The threat is called a 'relay attack,' Michael Tanji, chief operating officer for the cybersecurity firm Senrio Inc., told ABC News. Basically, the attackers grab the signal being transmitted by a nearby key fob using a special receiver. That receiver then 'relays' that signal to the car, allowing the thief to unlock it and even start the ignition.
Tanji explained that although these attacks are happening, there is not enough data to show how often they are occurring nationwide.
“Just because a thing can happen doesn't mean that it will or that it is even likely,” Tanji said.
"People have no way of knowing if this is a common problem or a fringe one."
The National Insurance Crime Bureau, a non-profit organization that combats insurance fraud, tested out a relay attack device, but protected the fob by storing it in a metal box. They found that the casing seemed to stop the fob signal from reaching the device, preventing them from opening the vehicle.
While the potential is there to hack into someone’s car, NICB said in a statement to ABC News that they have no confirmed cases anywhere in the U.S. of a vehicle theft using this device.
A forecast report from NICB shows that there have been a significant number of thefts reported where a key or fob was a factor, however.
Between January 1, 2013 and December 31, 2015, there were 147,434 vehicle thefts with keys reported stolen in the United States. While these crime numbers ran high, NICB said these thefts are not due to cybersecurity hacks, but rather that they are simply people leaving their keys or fobs in the car and someone just jumping in and driving away.
Car companies like Fiat Chrysler Automotive (FCA) said they have looked into this issue, knowing the potential risks, and have started amping up their vehicle security efforts on their end -- to prevent, detect and to respond to cybersecurity risks.
“FCA U.S. is deploying both hardware and software technologies to protect against cyber intrusions,” FCA vehicle cyber-security senior manager Sandra Hosler said in a statement. “Open collaboration with our industry peers...trust and transparency with our suppliers, and cooperation with security researchers through our bug bounty program, are all critical components of our vehicle cybersecurity program.”
Earlier this year, the Automotive Information Sharing and Analysis Center (Auto-ISAC), which provides intelligence about emerging cybersecurity risks to vehicles, partnered with the Department of Homeland Security (DHS) to improve vehicle cyber-threat information.

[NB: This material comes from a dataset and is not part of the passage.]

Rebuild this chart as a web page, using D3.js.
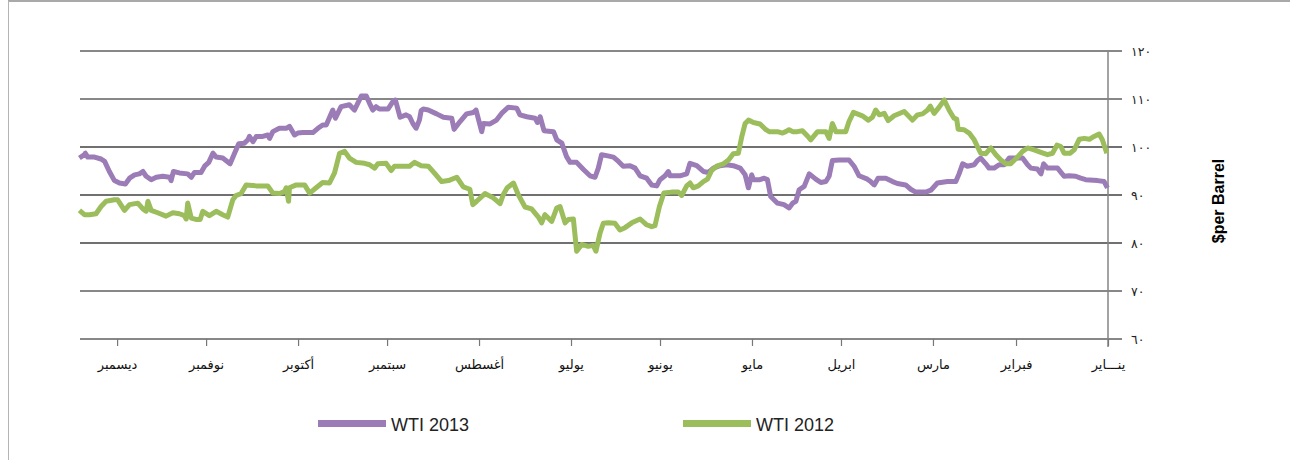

Cybersecurity experts like GlobalSecurityIQ CEO Holly Hubert said that relay attack threats were first detected in 2016 after remotes became increasingly prevalent in cars.
"Cybersecurity is a dynamic, ever-changing issue,” Hubert told ABC News.
Whether it’s wrapping your key fob in tin foil or placing it in a signal blocking pouch, reports say key fobs should be stashed in a safe spot to reduce any chance for interference from potential hackers.
Hubert said that the best people can really do is to just understand the risks.
"If you buy an item that has some cyber application or connectivity to the Internet, you should educate yourself on the risk -- and either accept that risk or exercise some mitigating control," Hubert said.
"People shouldn't be scared of technology," Hubert said. “Every time something is invented, or developed, the security piece needs to catch up with it."